Dear Daughter,
The other day I realized something I guess I had been trying to ignore. As we drove to school, you were more withdrawn and serious than usual. We had argued about you not wearing a coat that morning, but I thought you were quiet because you were tired and dreading another long day at school. When you stepped out of the car, however, your entire demeanor changed. You smiled, you chatted with your best friend, you were happy. It was then that I knew exactly what the problem was: me.
It’s OK and normal for you to feel that way. When you are 12 years old, everything your mother does is a) annoying, b) embarrassing or c) both. I felt the same way at your age. Whatever my stepmother said or did made me cringe, and I did my best to keep my distance from her. I spent my free time alone in my room or with my friends, and always as far away from her as possible.
Intellectually, as a woman, I understand and empathize with you. Emotionally, as your mother, it breaks my heart. I hated my stepmother at your age, and my girlfriends all had issues with their moms. Somehow, though, I was under the impression things would be different with my own daughter. It turns out I was wrong. The little girl who clung to my leg for dear life as a toddler now can’t seem to wait to get away from me. It kills me to admit this, but I know it’s true.
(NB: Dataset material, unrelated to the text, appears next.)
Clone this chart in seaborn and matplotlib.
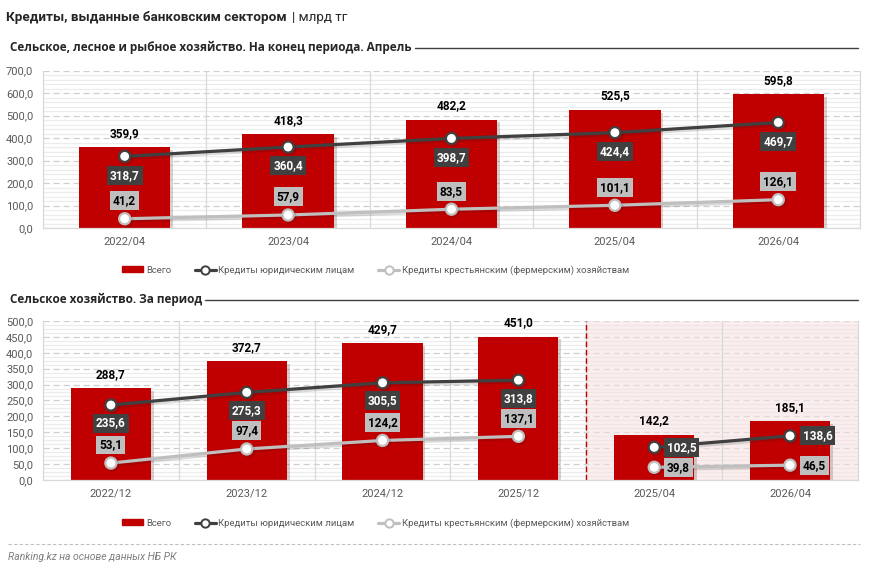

We’ve been arguing more and more lately, and I know some of it is my fault. Your attitude toward me makes me angry and tense. I’m on edge whenever I ask you to do something because I’m not sure what your reaction will be. I know that sometimes I lash out too quickly and respond more severely than I should. For that I am sorry. But I am not sorry about calling you out when you treat me with disrespect. I want to be your friend, but I am your mother first. As I have told you many times before, you can think whatever you want about me. How you treat me, however, is not negotiable.
These next few years are going to be challenging for us. I am feeling the full weight of that after watching you walk into school with your friend the other day. I know you are growing up and that part of the process is to separate from your parents and form your own identity. But please don’t think I’m going to let you pull away completely. I’m not ready to give up my position in your world even though I do accept that I am no longer the center of it. I’m still going to ask about your day. I’m still going to coax you out of your room to watch TV or go for a run with me. I’m still going to take you to lunch or the mall once in a while, even though I know you’d prefer to go with your friends. When we’re out I’m going to put down my phone and talk to you and tell you to do the same. I’m going to ask questions, I’m going to embarrass you, I’m going to annoy you.
I’m going to do all those things because I am your mother, and you will always be the center of my world. Get used to it, kiddo. I’m not going anywhere. And someday, I hope, you’ll be happy about that.